This is gone on to become one of the most iconic riffs of all time. Although it is usually played on our six-stringed cousin. It sounds great on the ukulele too.
It can appear like its hard to play but with some preparation before we start. It’s actually very easy.
What Are We Learning To Play?
Below is a video of what you will be able to play by the end of this post.
Let me be honest, a glance at the tabs below will leave you thinking we are about to crack the enigma code. Lots of numbers and letters. Don’t fret though (sorry). This is a fantastic exercise. Spending some time learning to play this riff will make you a better ukulele player.
Let’s start with the chords at the beginning. Use your first finger on the 6th fret, middle on the 7th and your ring on the 8th. You need to play them with a sudden almost stab like tone. to achieve this, use your thumb, first and middle fingers on the plucking hand. You need to pluck each string simultaneously. The moment you have plucked the notes, lift your fingers off the fretboard. That will create the sound we are looking for.

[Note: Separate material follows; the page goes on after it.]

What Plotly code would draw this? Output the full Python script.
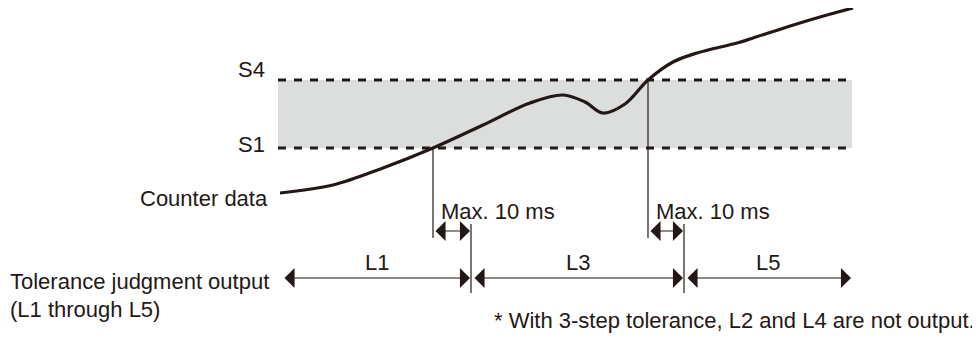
import plotly.graph_objects as go

# counter data curve (time px, level px; level axis runs downward)
curve_t = [280, 333, 383, 433, 483, 530, 563, 585, 603, 625, 648, 673, 697, 737, 753, 787, 820, 853]
curve_v = [193, 185, 168, 148, 125, 103, 95, 102, 113, 104, 80, 62, 53, 43, 38, 27, 17, 8]

# thresholds and the tolerance band
band_t = [278, 852]
s1_level = 148
s4_level = 80
threshold_labels = ["S1", "S4"]

# switching instants: curve crosses threshold, output follows within 10 ms
cross_t = [433, 648]
output_t = [471, 684]
delay_label = "Max. 10 ms"

# output segments
segment_labels = ["L1", "L3", "L5"]
segment_start = [283, 471, 684]
segment_end = [471, 684, 852]

INK = "#231815"
FONT = dict(family="Liberation Sans, Arial, sans-serif", size=22, color=INK)

# the page body keeps its default 8px margin, so the figure starts at (8, 8)
OFFSET = 8

fig = go.Figure()
fig.add_trace(go.Scatter(
    x=curve_t, y=curve_v, mode="lines",
    line=dict(color=INK, width=3.2, shape="spline", smoothing=1.0),
    hoverinfo="skip", showlegend=False,
))

shapes = [
    dict(type="rect", x0=band_t[0], x1=band_t[1], y0=s4_level, y1=s1_level,
         fillcolor="#dcdddd", line=dict(width=0), layer="below"),
]
for lvl in (s1_level, s4_level):
    shapes.append(dict(type="line", x0=band_t[0], x1=band_t[1], y0=lvl, y1=lvl,
                       line=dict(color=INK, width=3, dash="8px,8px"), layer="below"))
for i, (ct, ot) in enumerate(zip(cross_t, output_t)):
    top = s1_level if i == 0 else s4_level
    shapes.append(dict(type="line", x0=ct, x1=ct, y0=top, y1=238, line=dict(color=INK, width=1.2)))
    shapes.append(dict(type="line", x0=ot, x1=ot, y0=224, y1=293, line=dict(color=INK, width=1.2)))

annotations = []
arrow = dict(text="", showarrow=True, axref="x", ayref="y", xref="x", yref="y",
             arrowcolor=INK, arrowwidth=1.2, arrowhead=1, arrowsize=2.8,
             arrowside="end+start", startarrowhead=1, startarrowsize=2.8)
for ct, ot in zip(cross_t, output_t):
    annotations.append(dict(arrow, x=ot - 1, y=231, ax=ct + 1, ay=231))
    annotations.append(dict(text=delay_label, x=ct + 6, y=211, xanchor="left", yanchor="middle",
                            showarrow=False, font=FONT))
for i, (lab, s, e) in enumerate(zip(segment_labels, segment_start, segment_end)):
    gap = 0 if i == 0 else 2
    annotations.append(dict(arrow, x=e - 1, y=278, ax=s + gap, ay=278))
    annotations.append(dict(text=lab, x=(s + e) / 2, y=262, xanchor="center", yanchor="middle",
                            showarrow=False, font=FONT))

annotations += [
    dict(text=threshold_labels[1], x=267, y=69, xanchor="right", yanchor="middle", showarrow=False, font=FONT),
    dict(text=threshold_labels[0], x=267, y=144, xanchor="right", yanchor="middle", showarrow=False, font=FONT),
    dict(text="Counter data", x=270, y=198, xanchor="right", yanchor="middle", showarrow=False, font=FONT),
    dict(text="Tolerance judgment output", x=8, y=281, xanchor="left", yanchor="middle", showarrow=False, font=FONT),
    dict(text="(L1 through L5)", x=8, y=309, xanchor="left", yanchor="middle", showarrow=False, font=FONT),
    dict(text="* With 3-step tolerance, L2 and L4 are not output.", x=977, y=320, xanchor="right",
         yanchor="middle", showarrow=False, font=FONT),
]

fig.update_layout(
    width=980 - OFFSET, height=343 - OFFSET,
    margin=dict(l=0, r=0, t=0, b=0),
    paper_bgcolor="white", plot_bgcolor="white",
    xaxis=dict(range=[OFFSET, 980], visible=False, fixedrange=True),
    yaxis=dict(range=[343, OFFSET], visible=False, fixedrange=True),
    shapes=shapes, annotations=annotations,
)
fig.write_html("out.html", config={"displayModeBar": False})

Now onto the main riff. It’s important to keep our plucking hand steady. You will notice in the video above that my hand stays in the same place. It’s just going to make playing the song a lot easier. Assign your thumb, first and middle fingers to the C, E and A. They will only play those strings.
Moving onto the fretboard. The whole riff is based around keeping your fretting hand in a similar shape throughout the song. Put your first finger on the 6th fret of the A string. Your middle finger on the 8th fret of the E string. Then put your ring finger on the 8th fret of the A string. This is going to make the pull-off much easier to execute.
There is a slight bend in the third section of this tab. Bending is plucking the note and then using your finger to push the string towards the sky on the fretboard. The idea is you bend it enough to create a new note.
Lastly, use your first finger across both the E and A to play the last two chords.